Pourquoi la grammaire?

Une adolescente de 12 ans qui veut se suicider au moment de son treizième anniversaire en brûlant, au même temps, l’appartement de sa famille, répond comme ça :

 « Pensée profonde n°10

Grammaire

Une strate de conscience

Menant à la beauté »

« Moi, je crois que la grammaire, c’est une voie d’accès à la beauté. Quand on parle, quand on lit ou quand on écrit, on sent bien si on a fait une belle phrase ou si on est en train d’en lire une. On est capable de reconnaître une belle tournure ou un beau style. Mais quand on fait de la grammaire, on a accès à une autre dimension de la beauté de la langue. Faire de la grammaire, c’est la décortiquer, regarder comment elle est faite, la voir toute nue, en quelque sorte. Et c’est là que c’est merveilleux : parce qu’on se dit : « Comme c’est bien fait, qu’est-ce que c’est bien fichu ! », « Comme c’est solide, ingénieux, riche, subtil ! ».

Poèmes et pensées de Paloma Josse dans le roman L’élégance du hérisson par Muriel Barbery (Folio, 2017), 190, 194

Je suis étonnée de lire ces phrases. La grammaire est méprisée par la majorité, je crois. Un sujet sec et ennuyeux, une corvée pour les enfants, un mystère sans solution pour les adultes, une barrière infranchissable, une source d’erreurs et d’humiliations sans cesse.

C’est dommage, car on peut y voir aussi une porte.

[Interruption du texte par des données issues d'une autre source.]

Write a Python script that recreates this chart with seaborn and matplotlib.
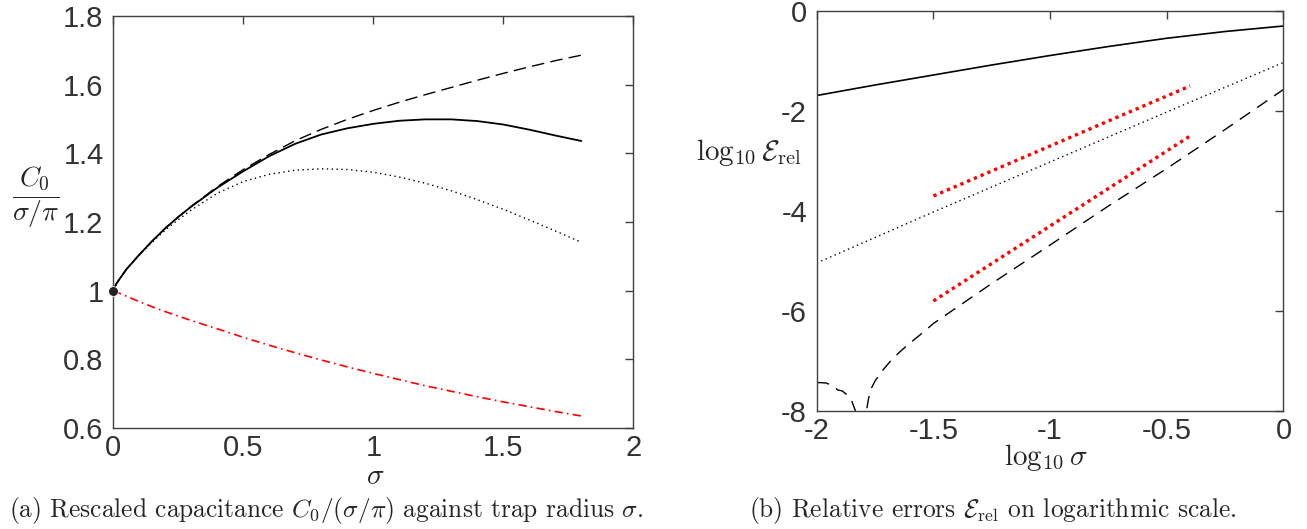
import matplotlib
matplotlib.use('Agg')
import matplotlib.pyplot as plt
import seaborn as sns


# (a) rescaled capacitance against sigma
sigma = [0.0, 0.01, 0.025, 0.05, 0.1, 0.15, 0.2, 0.25, 0.3, 0.4, 0.5, 0.6, 0.7, 0.8,
         0.9, 1.0, 1.1, 1.2, 1.3, 1.4, 1.5, 1.6, 1.7, 1.8]
c_solid = [1.0, 1.018, 1.035, 1.062, 1.105, 1.145, 1.182, 1.215, 1.245, 1.300, 1.348, 1.392,
           1.428, 1.455, 1.473, 1.486, 1.495, 1.499, 1.499, 1.494, 1.484, 1.469, 1.452, 1.436]
c_dashed = [1.0, 1.018, 1.035, 1.062, 1.105, 1.145, 1.182, 1.215, 1.246, 1.303, 1.353, 1.397,
            1.437, 1.470, 1.499, 1.525, 1.549, 1.571, 1.592, 1.613, 1.633, 1.652, 1.670, 1.686]
c_dotted = [1.0, 1.018, 1.035, 1.062, 1.104, 1.142, 1.177, 1.207, 1.235, 1.284, 1.318, 1.339,
            1.351, 1.355, 1.353, 1.345, 1.331, 1.313, 1.291, 1.265, 1.237, 1.206, 1.174, 1.141]
c_red = [1.0, 0.997, 0.992, 0.984, 0.968, 0.953, 0.939, 0.926, 0.913, 0.889, 0.864, 0.841,
         0.819, 0.798, 0.778, 0.759, 0.741, 0.723, 0.707, 0.691, 0.676, 0.662, 0.648, 0.635]
dot_x = [0.0]
dot_y = [1.0]

xticks_a = [0, 0.5, 1, 1.5, 2]
xlabels_a = ['0', '0.5', '1', '1.5', '2']
yticks_a = [0.6, 0.8, 1.0, 1.2, 1.4, 1.6, 1.8]
ylabels_a = ['0.6', '0.8', '1', '1.2', '1.4', '1.6', '1.8']

# (b) relative errors, log scale
logs = [-2.0, -1.75, -1.5, -1.25, -1.0, -0.75, -0.5, -0.25, 0.0]
err_solid = [-1.69, -1.48, -1.28, -1.08, -0.89, -0.71, -0.545, -0.41, -0.30]
logs_dot = [-2.0, -1.5, -1.0, -0.5, 0.0]
err_dotted = [-5.04, -4.02, -3.02, -2.02, -1.03]
logs_dash = [-2.0, -1.96, -1.93, -1.91, -1.89, -1.87, -1.85, -1.83, -1.81, -1.79, -1.78,
             -1.77, -1.75, -1.72, -1.68, -1.64, -1.6, -1.55, -1.5, -1.4, -1.25, -1.0,
             -0.75, -0.5, -0.25, 0.0]
err_dashed = [-7.43, -7.44, -7.5, -7.58, -7.6, -7.68, -7.8, -8.05, -8.9, -8.1, -7.8,
              -7.58, -7.4, -7.2, -6.98, -6.8, -6.64, -6.45, -6.25, -5.93, -5.45, -4.68,
              -3.90, -3.15, -2.37, -1.57]
slope2_x = [-1.5, -0.4]
slope2_y = [-3.70, -1.50]
slope3_x = [-1.5, -0.4]
slope3_y = [-5.80, -2.50]

xticks_b = [-2, -1.5, -1, -0.5, 0]
xlabels_b = ['-2', '-1.5', '-1', '-0.5', '0']
yticks_b = [-8, -6, -4, -2, 0]
ylabels_b = ['-8', '-6', '-4', '-2', '0']


sns.set_style('white')
plt.rcParams['font.family'] = ['Liberation Sans', 'DejaVu Sans']
plt.rcParams['mathtext.fontset'] = 'cm'

fig = plt.figure(figsize=(13.07, 5.29), dpi=100)
ax1 = fig.add_axes([0.0867, 0.1909, 0.3979, 0.7788])
ax2 = fig.add_axes([0.6249, 0.2231, 0.3571, 0.7561])

# panel a
sns.lineplot(x=sigma, y=c_dashed, ax=ax1, color='black', linewidth=1.0, linestyle=(0, (9, 4.5)))
sns.lineplot(x=sigma, y=c_dotted, ax=ax1, color='black', linewidth=1.0, linestyle=(0, (1, 2.5)))
sns.lineplot(x=sigma, y=c_solid, ax=ax1, color='black', linewidth=1.3)
sns.lineplot(x=sigma, y=c_red, ax=ax1, color='red', linewidth=1.2, linestyle=(0, (5, 2.5, 1, 2.5)))
sns.scatterplot(x=dot_x, y=dot_y, ax=ax1, color='#222222', s=50, zorder=5, clip_on=False)

ax1.set_xlim(0, 2)
ax1.set_ylim(0.6, 1.8)
ax1.set_xticks(xticks_a)
ax1.set_xticklabels(xlabels_a)
ax1.set_yticks(yticks_a)
ax1.set_yticklabels(ylabels_a)
ax1.set_xlabel(r'$\sigma$', fontsize=21, va='center')
ax1.xaxis.set_label_coords(0.503, -0.1165)
ax1.set_ylabel(r'$\dfrac{C_0}{\sigma/\pi}$', fontsize=20, rotation=0, ha='center', va='center')
ax1.yaxis.set_label_coords(-0.1487, 0.5607)

# panel b
sns.lineplot(x=logs, y=err_solid, ax=ax2, color='black', linewidth=1.2)
sns.lineplot(x=logs_dot, y=err_dotted, ax=ax2, color='black', linewidth=1.0, linestyle=(0, (1, 2.5)))
sns.lineplot(x=logs_dash, y=err_dashed, ax=ax2, color='black', linewidth=1.0, linestyle=(0, (9, 6)))
sns.lineplot(x=slope2_x, y=slope2_y, ax=ax2, color='red', linewidth=2.4, linestyle=(0, (1, 1.2)))
sns.lineplot(x=slope3_x, y=slope3_y, ax=ax2, color='red', linewidth=2.4, linestyle=(0, (1, 1.2)))

ax2.set_xlim(-2, 0)
ax2.set_ylim(-8, 0)
ax2.set_xticks(xticks_b)
ax2.set_xticklabels(xlabels_b)
ax2.set_yticks(yticks_b)
ax2.set_yticklabels(ylabels_b)
ax2.set_xlabel(r'$\log_{10}\sigma$', fontsize=21, va='center')
ax2.xaxis.set_label_coords(0.491, -0.1175)
ax2.set_ylabel(r'$\log_{10}\mathcal{E}_{\mathrm{rel}}$', fontsize=21, rotation=0, ha='center', va='center')
ax2.yaxis.set_label_coords(-0.146, 0.645)

for ax in (ax1, ax2):
    for sp in ax.spines.values():
        sp.set_visible(True)
        sp.set_color('#404040')
        sp.set_linewidth(1.0)
    ax.tick_params(direction='in', length=5.5, width=1.0, color='#404040',
                   top=True, right=True, labelsize=21, labelcolor='#333333')
    ax.tick_params(axis='x', pad=4.5)
    ax.tick_params(axis='y', pad=7)

fig.text(326 / 1307, 1 - 510 / 529,
         r'(a) Rescaled capacitance $C_0/(\sigma/\pi)$ against trap radius $\sigma$.',
         family='cmr10', fontsize=18.3, ha='center', va='center')
fig.text(993 / 1307, 1 - 510 / 529,
         r'(b) Relative errors $\mathcal{E}_{\mathrm{rel}}$ on logarithmic scale.',
         family='cmr10', fontsize=18.3, ha='center', va='center')

fig.savefig('out.png', dpi=100)
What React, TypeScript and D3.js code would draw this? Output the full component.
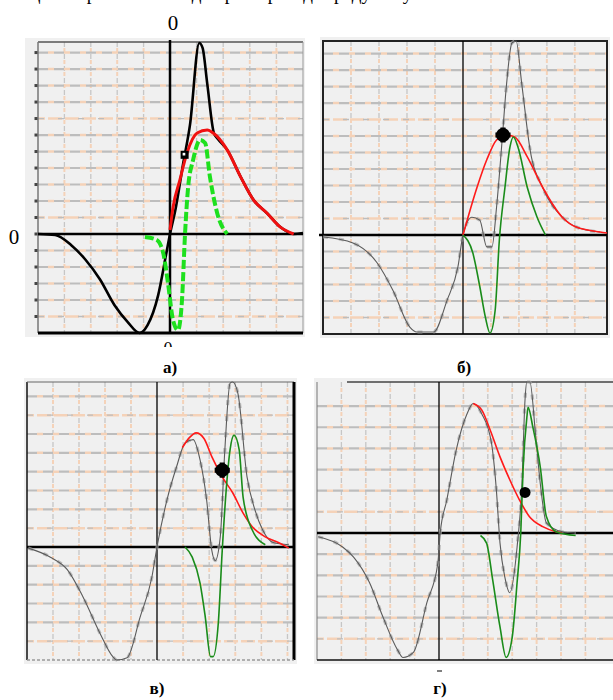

Comme on lève le capot d’une voiture pour mieux savoir comment elle marche (ou ne marche pas, ce qui est le plus fréquent quand on se trouve sous le capot). 

Je suis d’accord avec Paloma. Mais elle ne tient pas suffisamment compte que les mots existent pour communiquer, une action qui oblige au moins deux personnes et qui existe dans le monde de chacune de ces personnes. Quand John McWhorter constate qu’une erreur n’est pas toujours une faute ni quelque chose à éviter, il parle comme linguiste et sociologue des registres de la langue. À travers la grammaire on trouve des indices aux pensées, aux normes, aux anti-normes, à la culture de ceux qui emploient la langue. Être formellement correct n’est pas toujours la meilleure façon de communiquer.

C’est ça, le côté décevant de l’apprentissage d’une langue – on se fatigue à apprendre mille règles, et puis on se rend compte qu’elles ne s’appliquent pas où on se trouve à tel ou tel moment. Et, à ce moment-là, il n’est pas stupide de décider de faire autre chose.

Par contre, si on s’obstine à apprendre la grammaire, on aura la possibilité de faire les erreurs d’un plus haut niveau (oui, c’est du progrès, ça). Éventuellement, on comprend la langue dans plus qu’un registre, ce qui ouvre les portes dans les relations humaines, dans la musique et dans la littérature. En effet, la revanche des heures d’étude, ce n’est pas la perfection, c’est de voir sous le capot d’une langue en marche.